» What to produce: Repeat the listing word for word. No pictures belong in the copy.

* START Source material *

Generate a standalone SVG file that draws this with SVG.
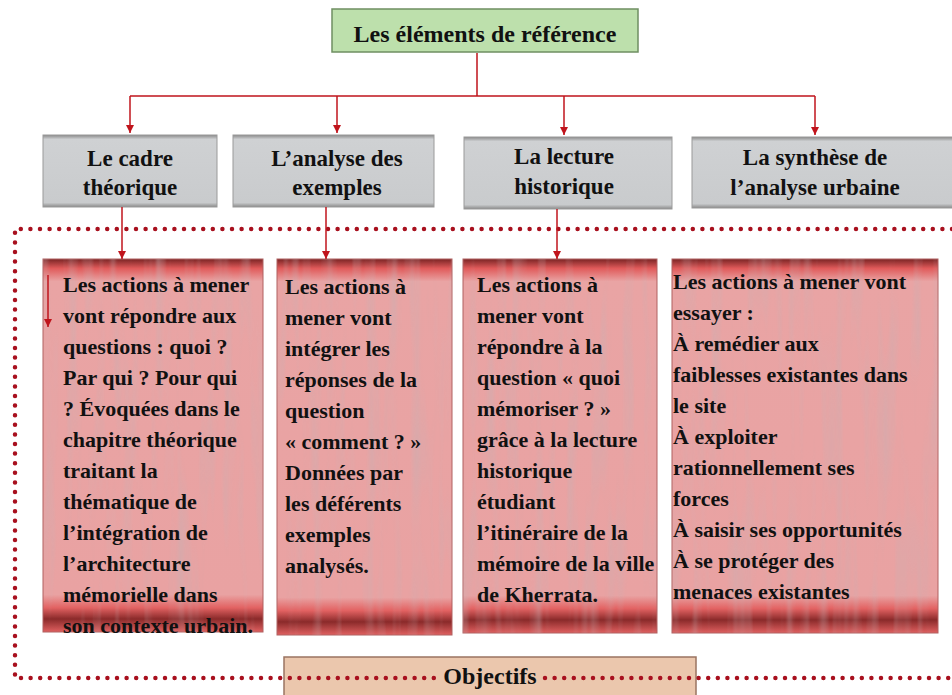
<svg xmlns="http://www.w3.org/2000/svg" width="952" height="695" viewBox="0 0 952 695">
<defs>
<style>
.t{font-family:'Liberation Serif',serif;font-weight:bold;fill:#111}
.hd{font-size:23px;text-anchor:middle}
.bd{font-size:22px}
.con{fill:none;stroke:#c0141c;stroke-width:1.5}
.pink{fill:url(#pinkG);stroke:#b06060;stroke-width:1}
.gray{fill:url(#grayG);stroke:#9a9a9a;stroke-width:1}
.dots{fill:none;stroke:#a8101e;stroke-width:4.5;stroke-linecap:round;stroke-dasharray:0 9.6}
</style>
<linearGradient id="pinkG" x1="0" y1="0" x2="0" y2="1">
<stop offset="0" stop-color="#7a2424"/>
<stop offset="0.025" stop-color="#e05a5a"/>
<stop offset="0.06" stop-color="#e9a4a4"/>
<stop offset="0.9" stop-color="#e9a2a2"/>
<stop offset="0.935" stop-color="#e26262"/>
<stop offset="0.965" stop-color="#8a2a2a"/>
<stop offset="1" stop-color="#e06060"/>
</linearGradient>
<linearGradient id="grayG" x1="0" y1="0" x2="0" y2="1">
<stop offset="0" stop-color="#8a8a8a"/>
<stop offset="0.06" stop-color="#cfd1d3"/>
<stop offset="0.94" stop-color="#c9cbcd"/>
<stop offset="1" stop-color="#8a8a8a"/>
</linearGradient>
<filter id="streak" x="0" y="0" width="1" height="1">
<feTurbulence type="fractalNoise" baseFrequency="0.09 0.006" numOctaves="2" seed="3"/>
<feColorMatrix type="matrix" values="0 0 0 0 0.55  0 0 0 0 0.45  0 0 0 0 0.47  0 0 0 1.6 -0.75"/>
</filter>
<marker id="ah" viewBox="0 0 10 10" refX="10" refY="5" markerWidth="8" markerHeight="8" markerUnits="userSpaceOnUse" orient="auto">
<path d="M0,0 L10,5 L0,10 z" fill="#c0141c"/>
</marker>
</defs>

<g id="title">
<rect x="332" y="9" width="306" height="43" fill="#bde0ac" stroke="#6f8f62" stroke-width="1.5"/>
<text class="t" font-family="Liberation Serif" x="485" y="42" font-size="24" text-anchor="middle">Les éléments de référence</text>
</g>

<g id="n1"><rect class="gray" x="43" y="135" width="174" height="72"/>
<text class="t hd" font-family="Liberation Serif" x="130" y="166">Le cadre</text><text class="t hd" font-family="Liberation Serif" x="130" y="195">théorique</text></g>
<g id="n2"><rect class="gray" x="233" y="135" width="201" height="72"/>
<text class="t hd" font-family="Liberation Serif" x="337" y="166">L’analyse des</text><text class="t hd" font-family="Liberation Serif" x="337" y="195">exemples</text></g>
<g id="n3"><rect class="gray" x="464" y="137" width="208" height="72"/>
<text class="t hd" font-family="Liberation Serif" x="564" y="164">La lecture</text><text class="t hd" font-family="Liberation Serif" x="564" y="194">historique</text></g>
<g id="n4"><rect class="gray" x="692" y="137" width="262" height="71"/>
<text class="t hd" font-family="Liberation Serif" x="815" y="165">La synthèse de</text><text class="t hd" font-family="Liberation Serif" x="815" y="195">l’analyse urbaine</text></g>

<g id="objectifs">
<rect x="284" y="657" width="412" height="45" fill="#ebc7ad" stroke="#9a7462" stroke-width="1.5"/>
</g>

<g id="frame">
<path class="dots" d="M952,229 H15 V678 H437"/>
<path class="dots" d="M545,678 H952"/>
</g>
<text class="t" font-family="Liberation Serif" x="490" y="684" font-size="24" text-anchor="middle">Objectifs</text>

<g id="p1"><rect class="pink" x="43" y="259" width="220" height="373"/>
<rect x="43" y="259" width="220" height="373" filter="url(#streak)" opacity="0.6"/>
<text class="t bd" font-family="Liberation Serif"><tspan x="63" y="292">Les actions à mener</tspan><tspan x="63" y="323">vont répondre aux</tspan><tspan x="63" y="354">questions : quoi ?</tspan><tspan x="63" y="385">Par qui ? Pour qui</tspan><tspan x="63" y="416">? Évoquées dans le</tspan><tspan x="63" y="447">chapitre théorique</tspan><tspan x="63" y="478">traitant la</tspan><tspan x="63" y="509">thématique de</tspan><tspan x="63" y="540">l’intégration de</tspan><tspan x="63" y="571">l’architecture</tspan><tspan x="63" y="602">mémorielle  dans</tspan><tspan x="63" y="633">son contexte urbain.</tspan></text>
</g>
<g id="p2"><rect class="pink" x="277" y="259" width="175" height="376"/>
<rect x="277" y="259" width="175" height="376" filter="url(#streak)" opacity="0.6"/>
<text class="t bd" font-family="Liberation Serif"><tspan x="285" y="294">Les actions à</tspan><tspan x="285" y="325">mener vont</tspan><tspan x="285" y="356">intégrer les</tspan><tspan x="285" y="387">réponses de la</tspan><tspan x="285" y="418">question</tspan><tspan x="285" y="449">« comment ? »</tspan><tspan x="285" y="480">Données par</tspan><tspan x="285" y="511">les déférents</tspan><tspan x="285" y="542">exemples</tspan><tspan x="285" y="573">analysés.</tspan></text>
</g>
<g id="p3"><rect class="pink" x="463" y="259" width="194" height="374"/>
<rect x="463" y="259" width="194" height="374" filter="url(#streak)" opacity="0.6"/>
<text class="t bd" font-family="Liberation Serif"><tspan x="477" y="292">Les actions à</tspan><tspan x="477" y="323">mener vont</tspan><tspan x="477" y="354">répondre à la</tspan><tspan x="477" y="385">question « quoi</tspan><tspan x="477" y="416">mémoriser ? »</tspan><tspan x="477" y="447">grâce à la lecture</tspan><tspan x="477" y="478">historique</tspan><tspan x="477" y="509">étudiant</tspan><tspan x="477" y="540">l’itinéraire  de la</tspan><tspan x="477" y="571">mémoire de la ville</tspan><tspan x="477" y="602">de Kherrata.</tspan></text>
</g>
<g id="p4"><rect class="pink" x="672" y="259" width="266" height="374"/>
<rect x="672" y="259" width="266" height="374" filter="url(#streak)" opacity="0.6"/>
<text class="t bd" font-family="Liberation Serif"><tspan x="673" y="289">Les actions à mener vont</tspan><tspan x="673" y="320">essayer :</tspan><tspan x="673" y="351">À remédier aux</tspan><tspan x="673" y="382">faiblesses existantes dans</tspan><tspan x="673" y="413">le site</tspan><tspan x="673" y="444">À exploiter</tspan><tspan x="673" y="475">rationnellement ses</tspan><tspan x="673" y="506">forces</tspan><tspan x="673" y="537">À saisir  ses opportunités</tspan><tspan x="673" y="568">À se protéger des</tspan><tspan x="673" y="599">menaces existantes</tspan></text>
</g>

<g id="connectors">
<path class="con" d="M477,53 V96 M130,96 H815"/>
<path class="con" d="M130,96 V133" marker-end="url(#ah)"/>
<path class="con" d="M337,96 V133" marker-end="url(#ah)"/>
<path class="con" d="M564,96 V135" marker-end="url(#ah)"/>
<path class="con" d="M815,96 V135" marker-end="url(#ah)"/>
<path class="con" d="M122,207 V259" marker-end="url(#ah)"/>
<path class="con" d="M326,207 V259" marker-end="url(#ah)"/>
<path class="con" d="M557,209 V259" marker-end="url(#ah)"/>
<path class="con" d="M48,275 V327" stroke="#d03040" stroke-width="1" marker-end="url(#ah)"/>
</g>
</svg>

* END Source material *

» Written response:
Generate a standalone SVG file that draws this with SVG.
<svg xmlns="http://www.w3.org/2000/svg" width="952" height="695" viewBox="0 0 952 695">
<defs>
<style>
.t{font-family:'Liberation Serif',serif;font-weight:bold;fill:#111}
.hd{font-size:23px;text-anchor:middle}
.bd{font-size:22px}
.con{fill:none;stroke:#c0141c;stroke-width:1.5}
.pink{fill:url(#pinkG);stroke:#b06060;stroke-width:1}
.gray{fill:url(#grayG);stroke:#9a9a9a;stroke-width:1}
.dots{fill:none;stroke:#a8101e;stroke-width:4.5;stroke-linecap:round;stroke-dasharray:0 9.6}
</style>
<linearGradient id="pinkG" x1="0" y1="0" x2="0" y2="1">
<stop offset="0" stop-color="#7a2424"/>
<stop offset="0.025" stop-color="#e05a5a"/>
<stop offset="0.06" stop-color="#e9a4a4"/>
<stop offset="0.9" stop-color="#e9a2a2"/>
<stop offset="0.935" stop-color="#e26262"/>
<stop offset="0.965" stop-color="#8a2a2a"/>
<stop offset="1" stop-color="#e06060"/>
</linearGradient>
<linearGradient id="grayG" x1="0" y1="0" x2="0" y2="1">
<stop offset="0" stop-color="#8a8a8a"/>
<stop offset="0.06" stop-color="#cfd1d3"/>
<stop offset="0.94" stop-color="#c9cbcd"/>
<stop offset="1" stop-color="#8a8a8a"/>
</linearGradient>
<filter id="streak" x="0" y="0" width="1" height="1">
<feTurbulence type="fractalNoise" baseFrequency="0.09 0.006" numOctaves="2" seed="3"/>
<feColorMatrix type="matrix" values="0 0 0 0 0.55  0 0 0 0 0.45  0 0 0 0 0.47  0 0 0 1.6 -0.75"/>
</filter>
<marker id="ah" viewBox="0 0 10 10" refX="10" refY="5" markerWidth="8" markerHeight="8" markerUnits="userSpaceOnUse" orient="auto">
<path d="M0,0 L10,5 L0,10 z" fill="#c0141c"/>
</marker>
</defs>

<g id="title">
<rect x="332" y="9" width="306" height="43" fill="#bde0ac" stroke="#6f8f62" stroke-width="1.5"/>
<text class="t" font-family="Liberation Serif" x="485" y="42" font-size="24" text-anchor="middle">Les éléments de référence</text>
</g>

<g id="n1"><rect class="gray" x="43" y="135" width="174" height="72"/>
<text class="t hd" font-family="Liberation Serif" x="130" y="166">Le cadre</text><text class="t hd" font-family="Liberation Serif" x="130" y="195">théorique</text></g>
<g id="n2"><rect class="gray" x="233" y="135" width="201" height="72"/>
<text class="t hd" font-family="Liberation Serif" x="337" y="166">L’analyse des</text><text class="t hd" font-family="Liberation Serif" x="337" y="195">exemples</text></g>
<g id="n3"><rect class="gray" x="464" y="137" width="208" height="72"/>
<text class="t hd" font-family="Liberation Serif" x="564" y="164">La lecture</text><text class="t hd" font-family="Liberation Serif" x="564" y="194">historique</text></g>
<g id="n4"><rect class="gray" x="692" y="137" width="262" height="71"/>
<text class="t hd" font-family="Liberation Serif" x="815" y="165">La synthèse de</text><text class="t hd" font-family="Liberation Serif" x="815" y="195">l’analyse urbaine</text></g>

<g id="objectifs">
<rect x="284" y="657" width="412" height="45" fill="#ebc7ad" stroke="#9a7462" stroke-width="1.5"/>
</g>

<g id="frame">
<path class="dots" d="M952,229 H15 V678 H437"/>
<path class="dots" d="M545,678 H952"/>
</g>
<text class="t" font-family="Liberation Serif" x="490" y="684" font-size="24" text-anchor="middle">Objectifs</text>

<g id="p1"><rect class="pink" x="43" y="259" width="220" height="373"/>
<rect x="43" y="259" width="220" height="373" filter="url(#streak)" opacity="0.6"/>
<text class="t bd" font-family="Liberation Serif"><tspan x="63" y="292">Les actions à mener</tspan><tspan x="63" y="323">vont répondre aux</tspan><tspan x="63" y="354">questions : quoi ?</tspan><tspan x="63" y="385">Par qui ? Pour qui</tspan><tspan x="63" y="416">? Évoquées dans le</tspan><tspan x="63" y="447">chapitre théorique</tspan><tspan x="63" y="478">traitant la</tspan><tspan x="63" y="509">thématique de</tspan><tspan x="63" y="540">l’intégration de</tspan><tspan x="63" y="571">l’architecture</tspan><tspan x="63" y="602">mémorielle  dans</tspan><tspan x="63" y="633">son contexte urbain.</tspan></text>
</g>
<g id="p2"><rect class="pink" x="277" y="259" width="175" height="376"/>
<rect x="277" y="259" width="175" height="376" filter="url(#streak)" opacity="0.6"/>
<text class="t bd" font-family="Liberation Serif"><tspan x="285" y="294">Les actions à</tspan><tspan x="285" y="325">mener vont</tspan><tspan x="285" y="356">intégrer les</tspan><tspan x="285" y="387">réponses de la</tspan><tspan x="285" y="418">question</tspan><tspan x="285" y="449">« comment ? »</tspan><tspan x="285" y="480">Données par</tspan><tspan x="285" y="511">les déférents</tspan><tspan x="285" y="542">exemples</tspan><tspan x="285" y="573">analysés.</tspan></text>
</g>
<g id="p3"><rect class="pink" x="463" y="259" width="194" height="374"/>
<rect x="463" y="259" width="194" height="374" filter="url(#streak)" opacity="0.6"/>
<text class="t bd" font-family="Liberation Serif"><tspan x="477" y="292">Les actions à</tspan><tspan x="477" y="323">mener vont</tspan><tspan x="477" y="354">répondre à la</tspan><tspan x="477" y="385">question « quoi</tspan><tspan x="477" y="416">mémoriser ? »</tspan><tspan x="477" y="447">grâce à la lecture</tspan><tspan x="477" y="478">historique</tspan><tspan x="477" y="509">étudiant</tspan><tspan x="477" y="540">l’itinéraire  de la</tspan><tspan x="477" y="571">mémoire de la ville</tspan><tspan x="477" y="602">de Kherrata.</tspan></text>
</g>
<g id="p4"><rect class="pink" x="672" y="259" width="266" height="374"/>
<rect x="672" y="259" width="266" height="374" filter="url(#streak)" opacity="0.6"/>
<text class="t bd" font-family="Liberation Serif"><tspan x="673" y="289">Les actions à mener vont</tspan><tspan x="673" y="320">essayer :</tspan><tspan x="673" y="351">À remédier aux</tspan><tspan x="673" y="382">faiblesses existantes dans</tspan><tspan x="673" y="413">le site</tspan><tspan x="673" y="444">À exploiter</tspan><tspan x="673" y="475">rationnellement ses</tspan><tspan x="673" y="506">forces</tspan><tspan x="673" y="537">À saisir  ses opportunités</tspan><tspan x="673" y="568">À se protéger des</tspan><tspan x="673" y="599">menaces existantes</tspan></text>
</g>

<g id="connectors">
<path class="con" d="M477,53 V96 M130,96 H815"/>
<path class="con" d="M130,96 V133" marker-end="url(#ah)"/>
<path class="con" d="M337,96 V133" marker-end="url(#ah)"/>
<path class="con" d="M564,96 V135" marker-end="url(#ah)"/>
<path class="con" d="M815,96 V135" marker-end="url(#ah)"/>
<path class="con" d="M122,207 V259" marker-end="url(#ah)"/>
<path class="con" d="M326,207 V259" marker-end="url(#ah)"/>
<path class="con" d="M557,209 V259" marker-end="url(#ah)"/>
<path class="con" d="M48,275 V327" stroke="#d03040" stroke-width="1" marker-end="url(#ah)"/>
</g>
</svg>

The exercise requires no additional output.